In virtually every country in the world there is a rich minority and working class majority, and the rich are much more highly represented in government. Thus the government, which controls the military, does not generally speak for the masses. This is true in America, and this is true in Israel.
Statistics regularly confirm that large segments of the Israeli people do not support the continued oppression of Palestinians. A Brookings poll reported that 71 percent of Israeli Jews reject the idea that the state should be defined as a homeland exclusively for Jews, which is the status quo. There is a growing movement of young people who conscientiously object to the mandatory military service, choosing imprisonment instead of taking part in the oppression of Palestinians.
In the last month there have been massive protests in cities all around the country, larger than the pro-war demonstrations, against this most recent assault on Gaza at which Jews, Palestinians and others stood together. New Statesman reports that around 5,000 people gathered at one such protest in Tel Aviv. Despite the fact that there are some Jews who are ethnically Arab, most are of European descent, so a prominent chant at the protest was “Jews and Arabs refuse to be enemies.”
Do American Jews share these sentiments? Many who make arguments to justify Israel’s violence are the same people who do not hesitate to condemn the United States for its unjust wars, immoral military tactics and even the racist and classist issues that exist within it.
Why can’t some Jews apply the same standards of morality to the state of Israel?
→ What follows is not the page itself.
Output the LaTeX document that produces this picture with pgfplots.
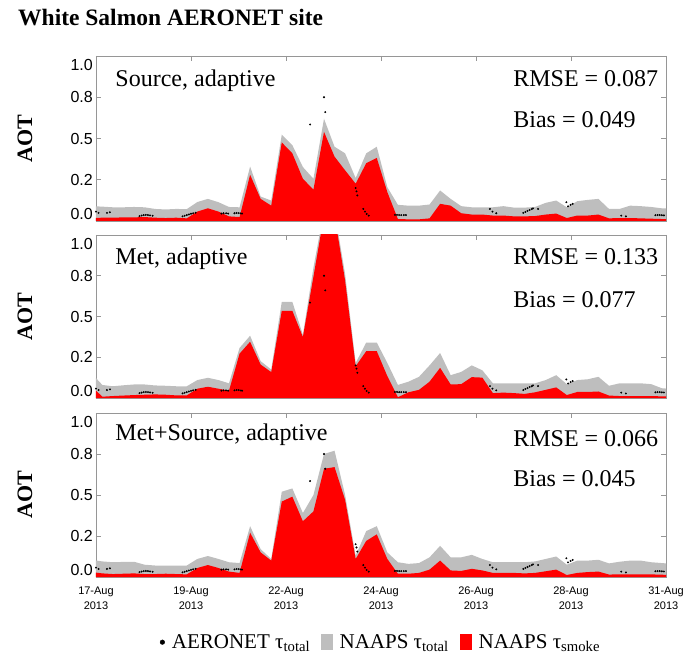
\documentclass[border=0pt]{standalone}
\usepackage{pgfplots}
\pgfplotsset{compat=1.18}
\usepackage{pgfplotstable}
\usepackage{fontspec}
\setmainfont{Liberation Serif}
\newfontfamily\sansf{Liberation Sans}
\definecolor{naapsgray}{RGB}{190,190,190}
\definecolor{smokered}{RGB}{255,0,0}
\definecolor{axisgray}{RGB}{150,150,150}

% day since 17-Aug-2013 00 UTC, NAAPS total AOT, NAAPS smoke AOT
\pgfplotstableread{
x G R
-0.10 0.090 0.018
0.15 0.087 0.020
0.40 0.083 0.020
0.65 0.083 0.022
0.90 0.085 0.022
1.15 0.083 0.024
1.40 0.073 0.020
1.65 0.070 0.018
1.90 0.073 0.020
2.15 0.072 0.016
2.40 0.115 0.057
2.65 0.134 0.077
2.90 0.114 0.057
3.15 0.085 0.028
3.40 0.083 0.024
3.65 0.330 0.280
3.90 0.148 0.134
4.15 0.124 0.093
4.40 0.524 0.476
4.65 0.460 0.410
4.90 0.327 0.256
5.15 0.256 0.190
5.40 0.620 0.540
5.65 0.450 0.390
5.90 0.410 0.307
6.15 0.260 0.226
6.40 0.410 0.350
6.65 0.450 0.382
6.90 0.205 0.175
7.15 0.098 0.012
7.40 0.093 0.010
7.65 0.093 0.010
7.90 0.100 0.016
8.15 0.185 0.104
8.40 0.134 0.093
8.65 0.090 0.047
8.90 0.083 0.039
9.15 0.083 0.039
9.40 0.083 0.033
9.65 0.090 0.033
9.90 0.081 0.028
10.15 0.081 0.028
10.40 0.085 0.030
10.65 0.110 0.039
10.90 0.124 0.045
11.15 0.083 0.018
11.40 0.120 0.033
11.65 0.128 0.033
11.90 0.134 0.039
12.15 0.073 0.016
12.40 0.073 0.018
12.65 0.093 0.018
12.90 0.090 0.016
13.15 0.085 0.014
13.40 0.077 0.012
13.65 0.077 0.012
}\srcdata

\pgfplotstableread{
x G R
-0.10 0.150 0.070
0.15 0.080 0.008
0.40 0.072 0.012
0.65 0.078 0.015
0.90 0.083 0.018
1.15 0.083 0.020
1.40 0.077 0.022
1.65 0.075 0.020
1.90 0.072 0.016
2.15 0.072 0.016
2.40 0.110 0.057
2.65 0.124 0.069
2.90 0.110 0.057
3.15 0.090 0.045
3.40 0.307 0.272
3.65 0.382 0.345
3.90 0.226 0.205
4.15 0.175 0.159
4.40 0.590 0.535
4.65 0.590 0.535
4.90 0.388 0.374
5.15 0.800 0.745
5.40 1.150 1.120
5.65 1.150 1.120
5.90 0.760 0.720
6.15 0.215 0.195
6.40 0.340 0.287
6.65 0.340 0.287
6.90 0.215 0.134
7.15 0.080 0.005
7.40 0.100 0.035
7.65 0.130 0.050
7.90 0.200 0.100
8.15 0.276 0.185
8.40 0.140 0.083
8.65 0.160 0.085
8.90 0.200 0.128
9.15 0.170 0.125
9.40 0.090 0.030
9.65 0.090 0.033
9.90 0.090 0.030
10.15 0.090 0.025
10.40 0.090 0.035
10.65 0.110 0.050
10.90 0.140 0.065
11.15 0.085 0.018
11.40 0.110 0.037
11.65 0.115 0.037
11.90 0.130 0.040
12.15 0.075 0.015
12.40 0.090 0.012
12.65 0.090 0.012
12.90 0.090 0.012
13.15 0.085 0.012
13.40 0.060 0.010
13.65 0.055 0.010
}\metdata

\pgfplotstableread{
x G R
-0.10 0.105 0.030
0.15 0.095 0.022
0.40 0.090 0.018
0.65 0.092 0.020
0.90 0.093 0.022
1.15 0.075 0.018
1.40 0.070 0.018
1.65 0.070 0.020
1.90 0.070 0.018
2.15 0.070 0.016
2.40 0.110 0.055
2.65 0.128 0.073
2.90 0.110 0.055
3.15 0.090 0.033
3.40 0.085 0.025
3.65 0.310 0.270
3.90 0.170 0.150
4.15 0.110 0.100
4.40 0.520 0.460
4.65 0.540 0.490
4.90 0.390 0.340
5.15 0.500 0.400
5.40 0.750 0.660
5.65 0.770 0.670
5.90 0.500 0.470
6.15 0.130 0.110
6.40 0.280 0.220
6.65 0.310 0.260
6.90 0.150 0.110
7.15 0.090 0.020
7.40 0.080 0.020
7.65 0.085 0.025
7.90 0.120 0.045
8.15 0.190 0.100
8.40 0.120 0.040
8.65 0.120 0.037
8.90 0.135 0.050
9.15 0.110 0.040
9.40 0.090 0.025
9.65 0.090 0.025
9.90 0.090 0.025
10.15 0.090 0.022
10.40 0.095 0.025
10.65 0.110 0.035
10.90 0.125 0.045
11.15 0.075 0.012
11.40 0.100 0.025
11.65 0.100 0.030
11.90 0.105 0.033
12.15 0.083 0.015
12.40 0.093 0.016
12.65 0.100 0.016
12.90 0.100 0.016
13.15 0.090 0.016
13.40 0.085 0.014
13.65 0.080 0.012
}\msdata

% AERONET total AOT observations
\pgfplotstableread{
x y
0.00 0.057
0.06 0.049
0.26 0.049
0.33 0.053
1.03 0.030
1.08 0.033
1.13 0.036
1.18 0.037
1.23 0.036
1.28 0.034
1.34 0.032
2.05 0.028
2.10 0.032
2.15 0.036
2.20 0.040
2.25 0.044
2.30 0.047
2.36 0.050
2.97 0.045
3.02 0.047
3.08 0.047
3.13 0.045
3.28 0.047
3.33 0.049
3.38 0.048
3.43 0.046
3.46 0.045
5.07 0.585
5.40 0.750
5.43 0.660
6.15 0.200
6.17 0.180
6.19 0.155
6.33 0.073
6.37 0.057
6.41 0.043
6.46 0.033
7.08 0.037
7.13 0.037
7.18 0.036
7.23 0.036
7.29 0.036
7.34 0.036
9.33 0.073
9.39 0.057
9.48 0.047
10.12 0.049
10.17 0.055
10.22 0.061
10.27 0.067
10.32 0.072
10.35 0.077
10.47 0.073
11.14 0.114
11.18 0.089
11.24 0.098
11.29 0.104
12.44 0.033
12.55 0.028
13.25 0.035
13.30 0.036
13.35 0.036
13.40 0.035
13.45 0.034
}\aerodata

\pgfplotsset{
  panel/.style={
    scale only axis, width=570pt,
    xmin=0, xmax=13.5, ymin=0, ymax=1,
    xtick={0,2.25,4.5,6.75,9,11.25,13.5},
    ytick={0,0.25,0.5,0.75,1},
    yticklabels={\smash{\raisebox{1.2pt}{0.0}},0.2,0.5,0.8,\smash{\raisebox{-14.8pt}{1.0}}},
    tick align=inside, tick pos=both, major tick length=5pt,
    axis line style={axisgray, line width=0.7pt},
    every tick/.style={axisgray, line width=0.7pt},
    /pgf/number format/assume math mode=true,
    ticklabel style={font=\sansf\fontsize{16}{16}\selectfont},
    yticklabel style={inner sep=3pt},
    ylabel={AOT},
    ylabel style={font=\bfseries\fontsize{22}{22}\selectfont, at={(axis description cs:-0.1246,0.5)}, anchor=center},
  },
}
\tikzset{ptext/.style={font=\fontsize{24}{24}\selectfont}}

\begin{document}
\begin{tikzpicture}
\path[use as bounding box] (0pt,0pt) rectangle (686pt,657pt);
\node[anchor=base west, font=\bfseries\fontsize{23.5}{23.5}\selectfont, inner sep=0pt] at (18pt,631.3pt) {White Salmon AERONET site};

% Panel 1
\begin{axis}[panel, height=165pt, at={(96pt,436pt)}, anchor=south west, xticklabels={}]
\addplot[fill=naapsgray, draw=none] table[x=x, y=G] {\srcdata} \closedcycle;
\addplot[fill=smokered, draw=none] table[x=x, y=R] {\srcdata} \closedcycle;
\addplot[only marks, mark=*, mark size=0.75pt, black] table[x=x, y=y] {\aerodata};
\node[ptext, anchor=base west] at (rel axis cs:0.028,0.814) {Source, adaptive};
\node[ptext, anchor=base west] at (rel axis cs:0.726,0.814) {RMSE = 0.087};
\node[ptext, anchor=base west] at (rel axis cs:0.726,0.564) {Bias = 0.049};
\end{axis}

% Panel 2
\begin{axis}[panel, height=163pt, at={(96pt,259pt)}, anchor=south west, xticklabels={}]
\addplot[fill=naapsgray, draw=none] table[x=x, y=G] {\metdata} \closedcycle;
\addplot[fill=smokered, draw=none] table[x=x, y=R] {\metdata} \closedcycle;
\addplot[only marks, mark=*, mark size=0.75pt, black] table[x=x, y=y] {\aerodata};
\node[ptext, anchor=base west] at (rel axis cs:0.028,0.816) {Met, adaptive};
\node[ptext, anchor=base west] at (rel axis cs:0.726,0.816) {RMSE = 0.133};
\node[ptext, anchor=base west] at (rel axis cs:0.726,0.558) {Bias = 0.077};
\end{axis}

% Panel 3
\begin{axis}[panel, height=164pt, at={(96pt,80pt)}, anchor=south west,
  xticklabels={{17-Aug\\2013},{19-Aug\\2013},{22-Aug\\2013},{24-Aug\\2013},{26-Aug\\2013},{28-Aug\\2013},{31-Aug\\2013}},
  xticklabel style={align=center, font=\sansf\fontsize{11}{15}\selectfont, yshift=-6pt},
  legend style={draw=none, fill=none, at={(0.5,-0.47)}, anchor=south, legend columns=3,
    font=\fontsize{21}{21}\selectfont,
    /tikz/every odd column/.append style={column sep=5pt},
    /tikz/every even column/.append style={column sep=9pt}},
]
\addplot[fill=naapsgray, draw=none, forget plot] table[x=x, y=G] {\msdata} \closedcycle;
\addplot[fill=smokered, draw=none, forget plot] table[x=x, y=R] {\msdata} \closedcycle;
\addplot[only marks, mark=*, mark size=0.75pt, black, forget plot] table[x=x, y=y] {\aerodata};
\node[ptext, anchor=base west] at (rel axis cs:0.028,0.835) {Met+Source, adaptive};
\node[ptext, anchor=base west] at (rel axis cs:0.726,0.794) {RMSE = 0.066};
\node[ptext, anchor=base west] at (rel axis cs:0.726,0.550) {Bias = 0.045};
\addlegendimage{legend image code/.code={\fill[black] (3pt,0pt) circle (2.3pt);}}
\addlegendentry{AERONET τ\textsubscript{total}}
\addlegendimage{legend image code/.code={\fill[naapsgray] (0pt,-7pt) rectangle (11pt,8pt);}}
\addlegendentry{NAAPS τ\textsubscript{total}}
\addlegendimage{legend image code/.code={\fill[smokered] (0pt,-7pt) rectangle (11.5pt,8pt);}}
\addlegendentry{NAAPS τ\textsubscript{smoke}}
\end{axis}
\end{tikzpicture}
\end{document}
Keogh believes that it is imperative that we do.
“It’s especially important to hold up the values of Judaism in terms of a country that is supposedly ‘ours,’” she said. “I can’t be Jewish and support Israel. I can’t put up with innocent people being murdered by anyone.”
Like Keogh, I support Palestinian liberation not in spite of being Jewish, but because of it.
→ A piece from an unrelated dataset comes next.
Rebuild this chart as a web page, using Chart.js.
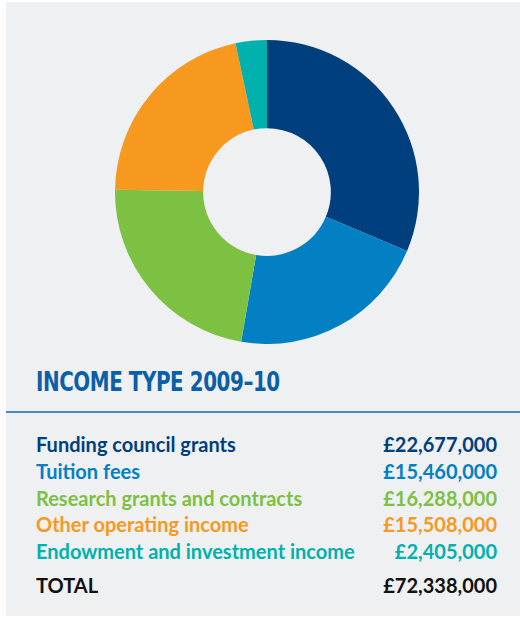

I know that if I lived in Israel, I would be at the protests. I would be condemning my government for its crimes against humanity, for its racist and classist structure, just like I do in the U.S. I would demand an end to the occupation and oppression and do my absolute best to be useful to Palestinians engaged in the struggle for liberation and self-determination, just like I do in the U.S.
I think many of my Jewish friends and family who believe in social justice would be right there beside me. I believe that mass Jewish solidarity with Palestinians is critical, not only to how quickly they will be able to achieve liberation, but also to who we are as people.